It's the booze, I remember thinking to myself as I walked home from the pub last night.
Which is interesting really, because I'm not entirely sure now what the it in question actually was. I wasn't anywhere near drunk, in fact I'd made sure I limited my alcohol intake to a small amount. Nor had anything actually happened during the evening that I was reflecting on, that I might feel any need to blame on any amount of booze. It had been a more than pleasant evening spent watching a couple of bands play, whilst slowly supping away at my beer.
So I'm led to wonder if it was in fact a general sense of tiredness and boredom with alcohol which was coming to the fore.

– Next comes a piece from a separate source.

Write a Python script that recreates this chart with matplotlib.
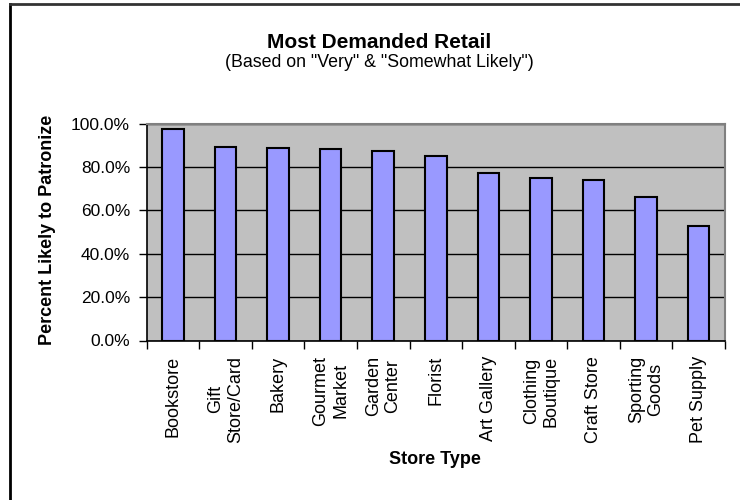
import matplotlib
matplotlib.use("Agg")
import matplotlib.pyplot as plt
from matplotlib.ticker import FixedLocator, FuncFormatter
from matplotlib.lines import Line2D

plt.rcParams['font.family'] = ['Liberation Sans', 'DejaVu Sans']

categories = ["Bookstore", "Gift\nStore/Card", "Bakery", "Gourmet\nMarket", "Garden\nCenter",
              "Florist", "Art Gallery", "Clothing\nBoutique", "Craft Store", "Sporting\nGoods",
              "Pet Supply"]
values = [97.4, 89.0, 88.7, 88.1, 87.5, 84.9, 77.0, 74.8, 73.8, 66.3, 52.8]
y_ticks = [0, 20, 40, 60, 80, 100]

W, H = 740, 500
fig = plt.figure(figsize=(W / 100, H / 100), dpi=100)
fig.patch.set_facecolor("white")

left, right, top, bottom = 146.7, 725, 123.5, 340.5
ax = fig.add_axes([left / W, 1 - bottom / H, (right - left) / W, (bottom - top) / H])
ax.set_facecolor("#C0C0C0")

x = list(range(len(categories)))
ax.bar(x, values, width=0.41, color="#9999FF", edgecolor="black", linewidth=1.5, zorder=3)

ax.set_xlim(-0.5, len(categories) - 0.5)
ax.set_ylim(0, 100)

ax.yaxis.set_major_locator(FixedLocator(y_ticks))
ax.yaxis.set_major_formatter(FuncFormatter(lambda v, p: f"{v:.1f}%"))
ax.grid(axis="y", color="black", linewidth=1.0, zorder=1)
ax.set_axisbelow(True)

# x ticks at category boundaries, labels at centres
ax.set_xticks([i - 0.5 for i in range(len(categories) + 1)])
ax.set_xticklabels([])
ax.set_xticks(x, minor=True)
ax.set_xticklabels(categories, minor=True, rotation=90, va="top", ha="center",
                   multialignment="center", fontsize=13)
ax.tick_params(axis="x", which="minor", length=0, pad=11)
ax.tick_params(axis="x", which="major", length=6, width=1, direction="out")
ax.tick_params(axis="y", length=6, width=1, direction="out", labelsize=12.5, pad=6)

for s in ["top", "right"]:
    ax.spines[s].set_color("#808080")
    ax.spines[s].set_linewidth(1.5)
for s in ["left", "bottom"]:
    ax.spines[s].set_color("black")
    ax.spines[s].set_linewidth(1.2)

fig.text(48 / W, 1 - 230 / H, "Percent Likely to Patronize", rotation=90,
         ha="center", va="center", fontsize=13, fontweight="bold")
fig.text(435 / W, 1 - 460 / H, "Store Type", ha="center", va="center",
         fontsize=13, fontweight="bold")

fig.text(379 / W, 1 - 42 / H, "Most Demanded Retail", ha="center", va="center",
         fontsize=15, fontweight="bold")
fig.text(379 / W, 1 - 62.5 / H, '(Based on "Very" & "Somewhat Likely")', ha="center",
         va="center", fontsize=12.8)

# outer chart frame (left and top edges visible)
fig.add_artist(Line2D([10 / W, 10 / W], [0, 1 - 4 / H], transform=fig.transFigure,
                      color="black", linewidth=2))
fig.add_artist(Line2D([10 / W, 1], [1 - 4 / H, 1 - 4 / H], transform=fig.transFigure,
                      color="#333333", linewidth=2))

fig.savefig("out.png", dpi=100)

I've had a few travels during the week as part of my time off work, and one place I was very pleased to visit was the small village that is Cromford, which is very scenic. I have memories of passing through there on Sunday afternoons as part of family excursions during childhood. Also in my late teens and early twenties I used to drive out there on spring and summer afternoons with a friend who lived in the vicinity, when we still hadn't gotten over the novelty of smoking extremely strong French cigarettes whilst talking about art and music.
We used to spend a lot of time in the bookshop there, it's one of the nicest places you can visit: a real cornucopia. I didn't get the chance to go in there the other day, but it was enough to see that the place was still there and to take this photograph.